Author : Rab Ferguson

Here at the end, there’s the last of everything. The last boiling kettle, the last ringing of guitar strings, the last letting go of hands. This is the last writing.

It’s hard to know what to say. I could make something from the end of us. Draw some blood and irony out of man finally falling to his own devices. We gave it plenty of foreshadowing. Printable diseases, drones that assassinate from the sky, scattered shadows across Hiroshima and Nagasaki. Like Antony, man fell on his own sword. We were Hamlet. We were Romeo. We were Lady Macbeth. Yet there’s little point in irony and Shakespeare references, with no-one left to understand.

Maybe what’s needed is a tribute. I should sing a song of us. Tell a tale of all we were and all we did. Born without wings, we built planes and flew. Without gills, we dove to the bottom of the ocean and searched the seafloor. We went to the Moon, and almost to Mars. We sung, acted and danced. We even loved sometimes. Every art gallery in this world gone blind, every mile of film reel that won’t be spun, every hard drive of silent music, is a monument to humanity. The gods died with us. Our cathedrals, mosques and temples no longer stand for them, but as testament to what we could build with our little hands. An eulogy would be nothing more than grain of sand added to the beach.

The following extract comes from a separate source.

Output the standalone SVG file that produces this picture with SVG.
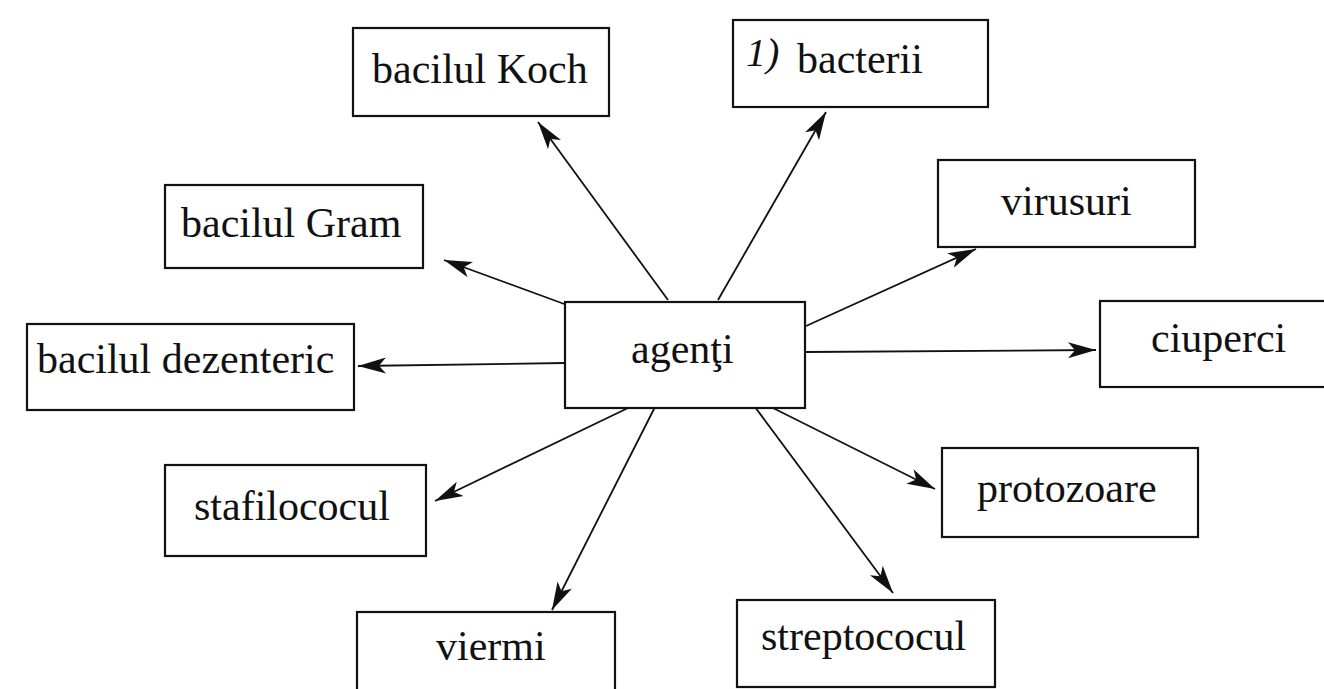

I and we will not be remembered. The skyscrapers serve as gravestones, but there’ll be no flowers left at their bases. The patterns of roads across the land are the flicks and curls of our handwriting, but no-one will recognise our hearts and minds in the shapes we left behind. The landfills, the whiskey and wine distilleries, and the leaking petrol stations bear our scent like the clothes we once wore. They’ll never be lifted to a tear-streaked nose, to bring us back for a moment.

I say we and us. There’s only I. These words are trappings for my thoughts on the page, never sparking and crackling in your mind. They’re a message in a bottle, in a language that’s no longer read. They’re a lighthouse flashing out signals to a sea bereft of ships. They’re a phone call to the answering machine of a long passed-away lover. Without you reader, the words are half-alive. They’re an obsolete relic. A tool with no purpose in the modern age, which tells us something about how the world was when it was needed. As the last writer, in the act of the last writing, there’s only one dedication that’s fitting. Reader, I miss you. It was good when it meant something.